---------- Dataset excerpt

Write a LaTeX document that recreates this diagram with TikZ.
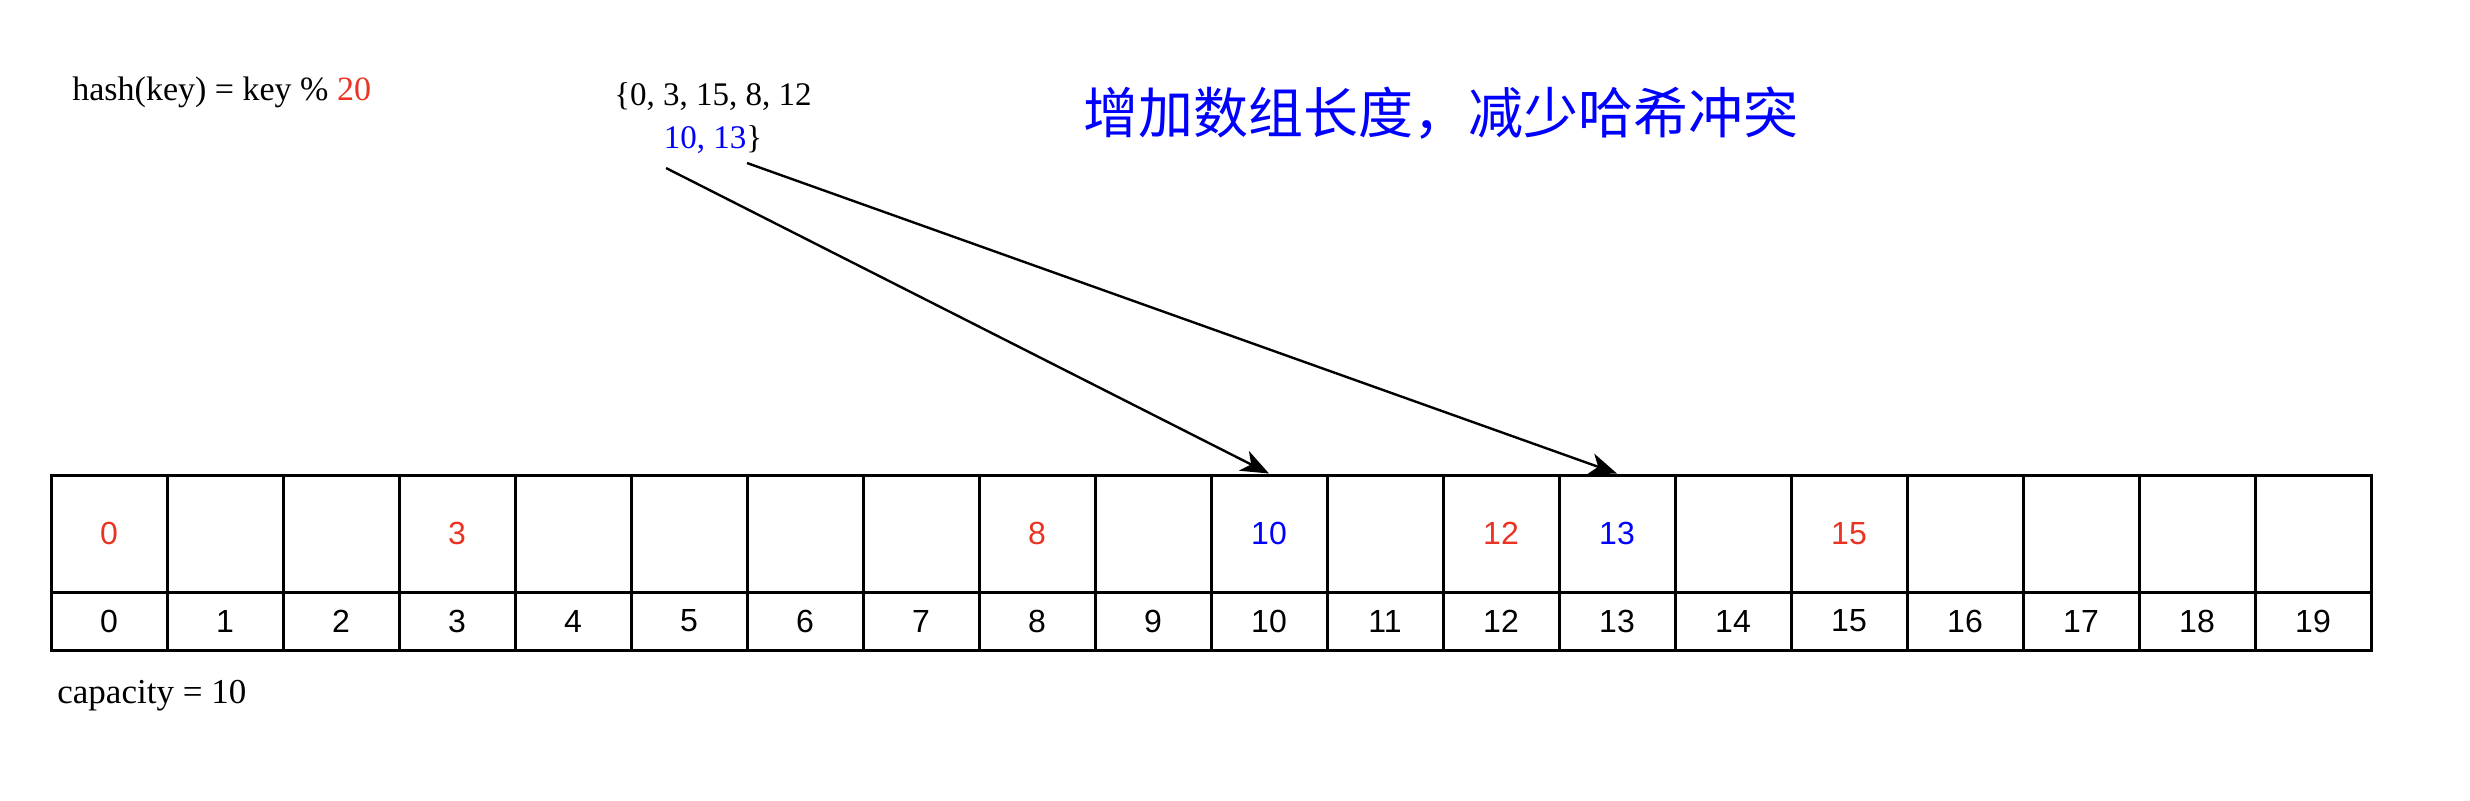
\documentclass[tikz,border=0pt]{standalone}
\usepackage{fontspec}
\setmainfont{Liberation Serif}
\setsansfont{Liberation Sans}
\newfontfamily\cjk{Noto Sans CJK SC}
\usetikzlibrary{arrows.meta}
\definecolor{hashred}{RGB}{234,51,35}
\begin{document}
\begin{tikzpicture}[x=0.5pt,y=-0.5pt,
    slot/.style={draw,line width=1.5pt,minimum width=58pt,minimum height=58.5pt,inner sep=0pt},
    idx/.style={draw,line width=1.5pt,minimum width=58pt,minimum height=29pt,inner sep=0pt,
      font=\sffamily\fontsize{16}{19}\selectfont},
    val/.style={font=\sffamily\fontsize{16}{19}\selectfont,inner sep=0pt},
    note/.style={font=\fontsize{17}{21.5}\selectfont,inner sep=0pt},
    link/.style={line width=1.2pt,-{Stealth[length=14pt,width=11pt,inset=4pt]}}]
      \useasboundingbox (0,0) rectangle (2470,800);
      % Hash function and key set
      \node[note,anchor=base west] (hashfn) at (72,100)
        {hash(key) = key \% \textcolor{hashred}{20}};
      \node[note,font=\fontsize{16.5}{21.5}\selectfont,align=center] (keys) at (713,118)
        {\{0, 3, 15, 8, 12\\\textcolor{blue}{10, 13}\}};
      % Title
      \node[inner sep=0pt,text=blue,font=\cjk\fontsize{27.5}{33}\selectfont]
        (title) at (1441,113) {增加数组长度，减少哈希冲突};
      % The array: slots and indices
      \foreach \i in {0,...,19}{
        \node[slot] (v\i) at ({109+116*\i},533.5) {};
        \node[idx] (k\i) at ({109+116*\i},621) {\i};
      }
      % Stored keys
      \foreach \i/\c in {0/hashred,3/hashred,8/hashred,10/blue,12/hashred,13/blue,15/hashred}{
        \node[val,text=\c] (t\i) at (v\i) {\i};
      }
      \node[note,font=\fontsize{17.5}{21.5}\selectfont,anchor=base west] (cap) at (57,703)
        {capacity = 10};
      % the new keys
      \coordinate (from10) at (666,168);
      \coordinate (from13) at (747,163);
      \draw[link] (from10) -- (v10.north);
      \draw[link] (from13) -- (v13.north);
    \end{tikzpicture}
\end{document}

--------------------

Task instructions ▸ Give the material again exactly as it is, but keep the pictures out.

Task answer ▸
Write a LaTeX document that recreates this diagram with TikZ.
\documentclass[tikz,border=0pt]{standalone}
\usepackage{fontspec}
\setmainfont{Liberation Serif}
\setsansfont{Liberation Sans}
\newfontfamily\cjk{Noto Sans CJK SC}
\usetikzlibrary{arrows.meta}
\definecolor{hashred}{RGB}{234,51,35}
\begin{document}
\begin{tikzpicture}[x=0.5pt,y=-0.5pt,
    slot/.style={draw,line width=1.5pt,minimum width=58pt,minimum height=58.5pt,inner sep=0pt},
    idx/.style={draw,line width=1.5pt,minimum width=58pt,minimum height=29pt,inner sep=0pt,
      font=\sffamily\fontsize{16}{19}\selectfont},
    val/.style={font=\sffamily\fontsize{16}{19}\selectfont,inner sep=0pt},
    note/.style={font=\fontsize{17}{21.5}\selectfont,inner sep=0pt},
    link/.style={line width=1.2pt,-{Stealth[length=14pt,width=11pt,inset=4pt]}}]
      \useasboundingbox (0,0) rectangle (2470,800);
      % Hash function and key set
      \node[note,anchor=base west] (hashfn) at (72,100)
        {hash(key) = key \% \textcolor{hashred}{20}};
      \node[note,font=\fontsize{16.5}{21.5}\selectfont,align=center] (keys) at (713,118)
        {\{0, 3, 15, 8, 12\\\textcolor{blue}{10, 13}\}};
      % Title
      \node[inner sep=0pt,text=blue,font=\cjk\fontsize{27.5}{33}\selectfont]
        (title) at (1441,113) {增加数组长度，减少哈希冲突};
      % The array: slots and indices
      \foreach \i in {0,...,19}{
        \node[slot] (v\i) at ({109+116*\i},533.5) {};
        \node[idx] (k\i) at ({109+116*\i},621) {\i};
      }
      % Stored keys
      \foreach \i/\c in {0/hashred,3/hashred,8/hashred,10/blue,12/hashred,13/blue,15/hashred}{
        \node[val,text=\c] (t\i) at (v\i) {\i};
      }
      \node[note,font=\fontsize{17.5}{21.5}\selectfont,anchor=base west] (cap) at (57,703)
        {capacity = 10};
      % the new keys
      \coordinate (from10) at (666,168);
      \coordinate (from13) at (747,163);
      \draw[link] (from10) -- (v10.north);
      \draw[link] (from13) -- (v13.north);
    \end{tikzpicture}
\end{document}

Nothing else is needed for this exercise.